Girl in Black and White by Jessie Morgan-Owens

Girl in Black and White by Jessie Morgan-Owens

Author:Jessie Morgan-Owens
Language: eng
Format: epub
Publisher: W. W. Norton & Company
Published: 2019-02-25T00:00:00+00:00


The New-York Daily Times retorted in a short response entitled “Encouraging”: “The Washington Sentinel has said a witty thing—we were going to quote it, but the joke reaches through a column, and we have not space to save the curiosity in. It is all about Senator Sumner’s ‘Ida May,’ who, it shrewdly suggests must be a ‘bogus’ slave because the Times has pronounced her white.”8

The Times neglected to mention Tucker’s theory that “it is very silly in the Abolitionists to undertake to illustrate African slavery by means of a white girl.” Sumner, by bringing a white child out of slavery, had intended to upend the racial construct and thereby blur the edges of slavehood. But members of his audience simply regarded her as an exception to the rule of black and white, a “bogus” representative of the class of enslaved persons.

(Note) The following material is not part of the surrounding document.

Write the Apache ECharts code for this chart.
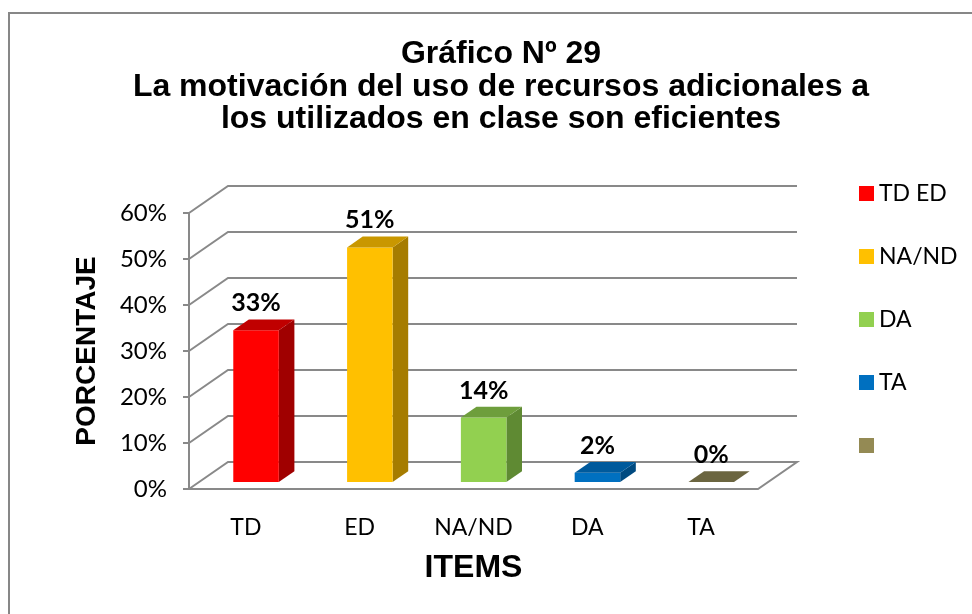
<!DOCTYPE html>
<html>
<head>
<meta charset="utf-8">
<script src="https://cdn.jsdelivr.net/npm/echarts@6/dist/echarts.min.js"></script>
<style>
  html, body { margin: 0; padding: 0; background: #fff; }
  #main { width: 972px; height: 614px; }
</style>
</head>
<body>
<div id="main"></div>
<script>
// datos del grafico
var categories = ['TD', 'ED', 'NA/ND', 'DA', 'TA'];
var values = [33, 51, 14, 2, 0];
var legendNames = ['TD ED', 'NA/ND', 'DA', 'TA', ' '];
var yTicks = [0, 10, 20, 30, 40, 50, 60];

// colores: frente, arriba, lado
var colors = [
  ['#FF0000', '#C00000', '#A00000'],
  ['#FFC000', '#C99700', '#A67C00'],
  ['#92D050', '#6E9E3C', '#5F8A33'],
  ['#0070C0', '#005A9C', '#004A80'],
  ['#948A54', '#6B6540', '#5A5536']
];

var DX = 39, DY = -27;   // profundidad del piso
var F0 = 0.26, F1 = 0.66;
var gridColor = '#898989';

var myChart = echarts.init(document.getElementById('main'));

function gridLines(params, api) {
  var cs = params.coordSys;
  var v = api.value(1);
  var y = api.coord([0, v])[1];
  var pts = [[cs.x, y], [cs.x + DX, y + DY], [cs.x + cs.width + DX, y + DY]];
  if (v === 0) {
    pts.push([cs.x + cs.width, y], [cs.x, y]);
  }
  return {
    type: 'polyline',
    shape: { points: pts },
    style: { stroke: gridColor, lineWidth: 2, fill: null }
  };
}

function makeBar(ci) {
  return function (params, api) {
    var idx = api.value(0);
    var val = api.value(1);
    var base = api.coord([idx, 0]);
    var top = api.coord([idx, val]);
    var w = api.size([1, 0])[0] * 0.4;
    var xl = base[0] - w / 2, xr = base[0] + w / 2;
    var y0 = base[1], y1 = top[1];
    var ax = F0 * DX, ay = F0 * DY, bx = F1 * DX, by = F1 * DY;
    var c = colors[ci];
    var children = [];
    if (y0 - y1 > 0.5) {
      children.push({
        type: 'polygon',
        shape: { points: [[xr + ax, y1 + ay], [xr + bx, y1 + by], [xr + bx, y0 + by], [xr + ax, y0 + ay]] },
        style: { fill: c[2] }
      });
      children.push({
        type: 'rect',
        shape: { x: xl + ax, y: y1 + ay, width: w, height: y0 - y1 },
        style: { fill: c[0] }
      });
    }
    children.push({
      type: 'polygon',
      shape: { points: [[xl + ax, y1 + ay], [xr + ax, y1 + ay], [xr + bx, y1 + by], [xl + bx, y1 + by]] },
      style: { fill: c[1] }
    });
    children.push({
      type: 'text',
      x: base[0] + ax,
      y: y1 + ay - 27,
      style: {
        text: val + '%',
        fill: '#000',
        font: 'bold 25px Lato',
        align: 'center',
        verticalAlign: 'middle'
      }
    });
    return { type: 'group', children: children };
  };
}

var series = [{
  type: 'custom',
  name: 'grid',
  z: 1,
  silent: true,
  renderItem: gridLines,
  data: yTicks.map(function (v) { return [0, v]; })
}];
for (var i = 0; i < categories.length; i++) {
  series.push({
    type: 'custom',
    name: legendNames[i],
    z: 2,
    color: colors[i][0],
    renderItem: makeBar(i),
    data: [[i, values[i]]]
  });
}

var option = {
  animation: false,
  backgroundColor: '#fff',
  title: {
    text: 'Gráfico Nº 29\nLa motivación del uso de recursos adicionales a\nlos utilizados en clase son eficientes',
    left: 501,
    textAlign: 'center',
    top: 38,
    padding: 0,
    textStyle: {
      fontFamily: 'Liberation Sans, Arial',
      fontWeight: 'bold',
      fontSize: 32,
      lineHeight: 32.5,
      color: '#000'
    }
  },
  legend: {
    data: legendNames.map(function (n, k) {
      return { name: n, itemStyle: { color: colors[k][0] } };
    }),
    orient: 'vertical',
    left: 854,
    top: 177,
    icon: 'rect',
    itemWidth: 15,
    itemHeight: 15,
    itemGap: 40,
    selectedMode: false,
    textStyle: { fontFamily: 'Lato', fontSize: 23, color: '#000' }
  },
  grid: { left: 189, top: 213, width: 569, height: 276 },
  xAxis: {
    type: 'category',
    data: categories,
    name: 'ITEMS',
    nameLocation: 'middle',
    nameGap: 63,
    nameTextStyle: { fontFamily: 'Liberation Sans, Arial', fontWeight: 'bold', fontSize: 32, color: '#000' },
    axisLine: { show: false },
    axisTick: { show: false },
    axisLabel: { margin: 27, fontFamily: 'Lato', fontSize: 23, color: '#000' },
    splitLine: { show: false }
  },
  yAxis: {
    type: 'value',
    min: 0,
    max: 60,
    interval: 10,
    name: 'PORCENTAJE',
    nameLocation: 'middle',
    nameRotate: 90,
    nameGap: 88,
    nameTextStyle: { fontFamily: 'Liberation Sans, Arial', fontWeight: 'bold', fontSize: 28, color: '#000' },
    axisLine: { show: true, lineStyle: { color: gridColor, width: 2 } },
    axisTick: { show: true, length: 6, lineStyle: { color: gridColor, width: 2 } },
    axisLabel: { margin: 22, fontFamily: 'Lato', fontSize: 24, color: '#000', formatter: '{value}%' },
    splitLine: { show: false }
  },
  graphic: [{
    type: 'polyline',
    shape: { points: [[9, 614], [9, 13], [972, 13]] },
    style: { stroke: '#878787', lineWidth: 2, fill: null },
    silent: true
  }],
  series: series
};
myChart.setOption(option);
</script>
</body>
</html>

Edward Lillie Pierce, Sumner’s nineteenth-century biographer, put it best when he called Mary’s daguerreotype a bait-and-switch: “many were affected by the sight of [a] slave apparently white, who were unmoved at the contemplation of negroes in bondage.” Sumner’s strategy generated sympathy, but at a high cost. By confirming racial difference—white slave equals white sympathy—he did not call for sympathy and, more crucially, the right to life, liberty, and the pursuit of happiness for persons of color. This equation was complicated by class and gender norms surrounding white womanhood. The near-white mothers and girls at the heart of antislavery novels trouble the social landscape only insofar as they exposed new communities of white women who needed protecting from white men. By inviting judgments about white and black “fitness” for enslavement (sexual or otherwise), mixed-race characters could either confirm a message and vision of a shared humanity or, just as easily, solidify existing racial prejudice.